(TO BE DONE): Omit every picture, and retype the lines that run from the beginning of the data below through the line containing "import plotly.graph_objects as go", inclusive.

(INFORMATION SHOWN):
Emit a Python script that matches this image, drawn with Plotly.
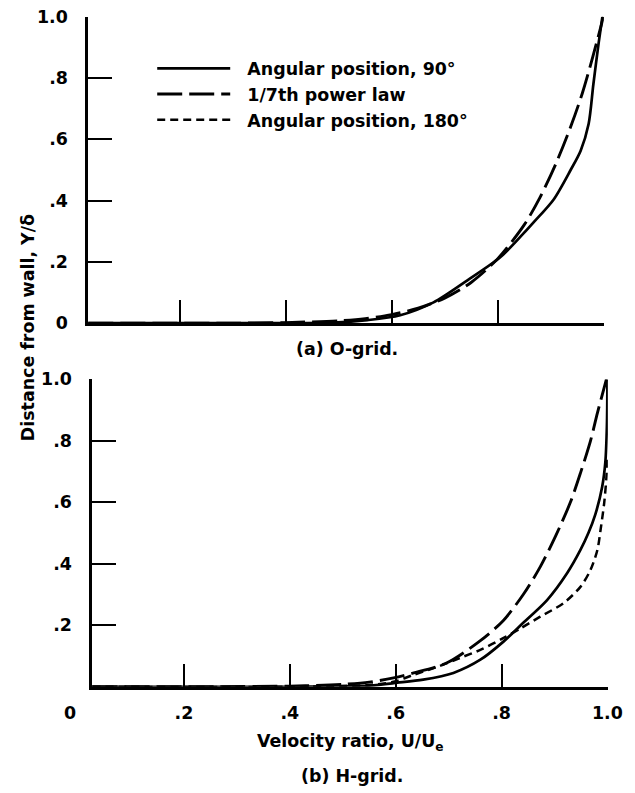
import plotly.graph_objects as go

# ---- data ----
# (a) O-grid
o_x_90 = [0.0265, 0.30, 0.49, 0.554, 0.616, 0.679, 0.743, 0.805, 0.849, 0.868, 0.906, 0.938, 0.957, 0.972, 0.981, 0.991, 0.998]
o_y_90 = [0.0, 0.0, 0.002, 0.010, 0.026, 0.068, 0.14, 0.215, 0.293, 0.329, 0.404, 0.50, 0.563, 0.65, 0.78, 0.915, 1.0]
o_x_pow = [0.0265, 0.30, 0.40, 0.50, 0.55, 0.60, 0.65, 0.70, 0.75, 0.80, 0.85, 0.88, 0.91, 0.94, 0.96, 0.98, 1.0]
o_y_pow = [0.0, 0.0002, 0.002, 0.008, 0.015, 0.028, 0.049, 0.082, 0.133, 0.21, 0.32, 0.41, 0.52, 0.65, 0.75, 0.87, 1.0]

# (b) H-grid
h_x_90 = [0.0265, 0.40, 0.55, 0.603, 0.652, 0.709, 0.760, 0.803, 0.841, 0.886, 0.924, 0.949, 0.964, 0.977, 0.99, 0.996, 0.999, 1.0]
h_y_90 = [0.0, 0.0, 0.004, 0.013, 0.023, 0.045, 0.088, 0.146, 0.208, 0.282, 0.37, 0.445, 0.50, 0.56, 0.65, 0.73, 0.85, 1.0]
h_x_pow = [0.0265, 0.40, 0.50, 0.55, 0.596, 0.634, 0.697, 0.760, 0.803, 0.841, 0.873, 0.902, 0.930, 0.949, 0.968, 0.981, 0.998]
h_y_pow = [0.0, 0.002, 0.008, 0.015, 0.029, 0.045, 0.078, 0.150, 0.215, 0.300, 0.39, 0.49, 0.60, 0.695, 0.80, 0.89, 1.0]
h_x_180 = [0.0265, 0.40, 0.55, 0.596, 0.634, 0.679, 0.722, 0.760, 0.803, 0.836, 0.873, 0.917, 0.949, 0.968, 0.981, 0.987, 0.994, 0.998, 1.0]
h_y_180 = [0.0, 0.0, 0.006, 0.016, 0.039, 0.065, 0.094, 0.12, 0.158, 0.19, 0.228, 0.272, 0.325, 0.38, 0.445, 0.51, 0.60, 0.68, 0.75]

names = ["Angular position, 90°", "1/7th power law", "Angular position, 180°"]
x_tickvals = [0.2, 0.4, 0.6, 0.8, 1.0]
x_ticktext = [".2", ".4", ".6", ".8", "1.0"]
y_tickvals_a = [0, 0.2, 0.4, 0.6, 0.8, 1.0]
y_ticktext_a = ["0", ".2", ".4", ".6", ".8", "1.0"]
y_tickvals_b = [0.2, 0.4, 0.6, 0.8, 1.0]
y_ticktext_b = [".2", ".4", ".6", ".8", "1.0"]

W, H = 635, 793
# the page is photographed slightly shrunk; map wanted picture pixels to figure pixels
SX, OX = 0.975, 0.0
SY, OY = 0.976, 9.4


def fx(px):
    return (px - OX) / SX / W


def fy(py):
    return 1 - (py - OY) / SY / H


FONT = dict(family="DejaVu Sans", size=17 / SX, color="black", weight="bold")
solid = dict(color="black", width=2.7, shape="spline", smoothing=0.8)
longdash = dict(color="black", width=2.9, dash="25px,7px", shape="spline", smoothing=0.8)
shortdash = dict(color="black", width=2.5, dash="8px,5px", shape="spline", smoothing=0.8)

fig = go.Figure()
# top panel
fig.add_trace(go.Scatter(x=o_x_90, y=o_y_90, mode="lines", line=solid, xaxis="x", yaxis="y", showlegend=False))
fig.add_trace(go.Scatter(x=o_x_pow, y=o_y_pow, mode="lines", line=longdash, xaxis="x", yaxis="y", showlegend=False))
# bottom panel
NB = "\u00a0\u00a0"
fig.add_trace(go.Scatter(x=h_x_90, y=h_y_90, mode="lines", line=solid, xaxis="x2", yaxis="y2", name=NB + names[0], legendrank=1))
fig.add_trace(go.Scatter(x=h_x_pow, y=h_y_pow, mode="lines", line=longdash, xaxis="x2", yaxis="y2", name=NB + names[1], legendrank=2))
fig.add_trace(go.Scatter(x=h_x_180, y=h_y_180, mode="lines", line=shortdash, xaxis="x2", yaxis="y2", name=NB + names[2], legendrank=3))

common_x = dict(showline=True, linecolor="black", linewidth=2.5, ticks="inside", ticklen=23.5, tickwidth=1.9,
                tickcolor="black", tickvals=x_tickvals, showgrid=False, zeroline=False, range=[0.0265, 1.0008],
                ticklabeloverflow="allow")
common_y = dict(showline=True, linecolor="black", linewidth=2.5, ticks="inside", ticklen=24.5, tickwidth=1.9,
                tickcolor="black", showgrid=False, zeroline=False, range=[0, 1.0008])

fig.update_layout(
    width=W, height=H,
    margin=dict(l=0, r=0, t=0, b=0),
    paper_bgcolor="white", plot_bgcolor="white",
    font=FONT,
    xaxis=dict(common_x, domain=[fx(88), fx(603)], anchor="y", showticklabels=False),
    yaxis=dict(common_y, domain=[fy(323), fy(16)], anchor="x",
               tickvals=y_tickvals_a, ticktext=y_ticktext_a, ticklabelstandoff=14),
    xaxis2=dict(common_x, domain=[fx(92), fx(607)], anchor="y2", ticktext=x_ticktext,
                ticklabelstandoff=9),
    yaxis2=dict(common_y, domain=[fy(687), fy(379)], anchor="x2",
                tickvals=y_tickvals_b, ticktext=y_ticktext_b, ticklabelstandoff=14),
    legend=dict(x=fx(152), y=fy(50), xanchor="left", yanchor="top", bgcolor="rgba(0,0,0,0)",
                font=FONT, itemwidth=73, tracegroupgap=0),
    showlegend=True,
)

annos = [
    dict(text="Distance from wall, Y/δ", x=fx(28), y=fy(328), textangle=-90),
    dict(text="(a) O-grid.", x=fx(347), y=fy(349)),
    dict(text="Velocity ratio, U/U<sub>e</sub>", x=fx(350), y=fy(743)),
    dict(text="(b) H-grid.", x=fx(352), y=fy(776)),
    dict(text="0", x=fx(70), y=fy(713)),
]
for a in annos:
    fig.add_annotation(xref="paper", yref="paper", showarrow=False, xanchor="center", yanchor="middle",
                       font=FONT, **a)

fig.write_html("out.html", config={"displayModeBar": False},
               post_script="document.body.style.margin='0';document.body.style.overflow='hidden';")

(FINISHED EXERCISE):
Emit a Python script that matches this image, drawn with Plotly.
import plotly.graph_objects as go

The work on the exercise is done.